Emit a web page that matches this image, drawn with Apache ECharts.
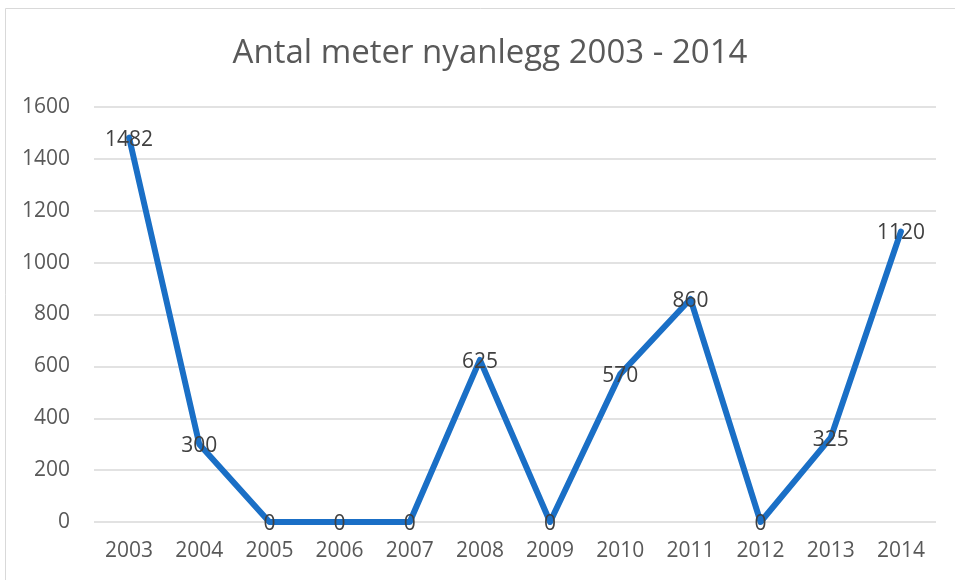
<!DOCTYPE html>
<html>
<head>
<meta charset="utf-8">
<script src="https://cdn.jsdelivr.net/npm/echarts@6/dist/echarts.min.js"></script>
<style>
  html, body { margin: 0; padding: 0; background: #fff; }
  #chart { width: 955px; height: 580px; }
</style>
</head>
<body>
<div id="chart"></div>
<script>
// data
var years = ['2003', '2004', '2005', '2006', '2007', '2008', '2009', '2010', '2011', '2012', '2013', '2014'];
var meters = [1482, 300, 0, 0, 0, 625, 0, 570, 860, 0, 325, 1120];
var yTicks = [0, 200, 400, 600, 800, 1000, 1200, 1400, 1600];

var font = '"Open Sans", "Liberation Sans", sans-serif';
var chrt = echarts.init(document.getElementById('chart'));
chrt.setOption({
    animation: false,
    graphic: [{
        type: 'rect',
        shape: { x: 5.5, y: 8.5, width: 980, height: 600 },
        style: { fill: 'none', stroke: '#d9d9d9', lineWidth: 1 }
    }],
    title: {
        text: 'Antal meter nyanlegg 2003 - 2014',
        left: 485,
        top: 32,
        textAlign: 'center',
        textStyle: { color: '#595959', fontSize: 33, fontWeight: 'normal', fontFamily: font }
    },
    grid: { left: 94, right: 19, top: 107, bottom: 58, containLabel: false },
    xAxis: {
        type: 'category',
        data: years,
        boundaryGap: true,
        axisLine: { show: false },
        axisTick: { show: false },
        axisLabel: { color: '#595959', fontSize: 21, fontFamily: font, margin: 19 }
    },
    yAxis: {
        type: 'value',
        min: yTicks[0],
        max: yTicks[yTicks.length - 1],
        interval: 200,
        axisLine: { show: false },
        axisTick: { show: false },
        axisLabel: {
            color: '#595959', fontSize: 21, fontFamily: font, margin: 24,
            formatter: function (v) { return String(v); }
        },
        splitLine: { lineStyle: { color: '#d9d9d9', width: 1.5 } }
    },
    series: [{
        type: 'line',
        data: meters,
        symbol: 'circle',
        symbolSize: 1,
        itemStyle: { color: '#1a6fc6' },
        lineStyle: { color: '#1a6fc6', width: 6, join: 'round', cap: 'round' },
        label: {
            show: true,
            position: 'inside',
            offset: [0, 2],
            color: '#404040',
            fontSize: 21,
            fontFamily: font
        }
    }]
});
</script>
</body>
</html>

### PROBLEM
From the first line of the listing above, repeat every line through the one holding "1200, 1400, 1600];". Both ends count, and pictures stay out.

### ANSWER TO THE TASK
Emit a web page that matches this image, drawn with Apache ECharts.
<!DOCTYPE html>
<html>
<head>
<meta charset="utf-8">
<script src="https://cdn.jsdelivr.net/npm/echarts@6/dist/echarts.min.js"></script>
<style>
  html, body { margin: 0; padding: 0; background: #fff; }
  #chart { width: 955px; height: 580px; }
</style>
</head>
<body>
<div id="chart"></div>
<script>
// data
var years = ['2003', '2004', '2005', '2006', '2007', '2008', '2009', '2010', '2011', '2012', '2013', '2014'];
var meters = [1482, 300, 0, 0, 0, 625, 0, 570, 860, 0, 325, 1120];
var yTicks = [0, 200, 400, 600, 800, 1000, 1200, 1400, 1600];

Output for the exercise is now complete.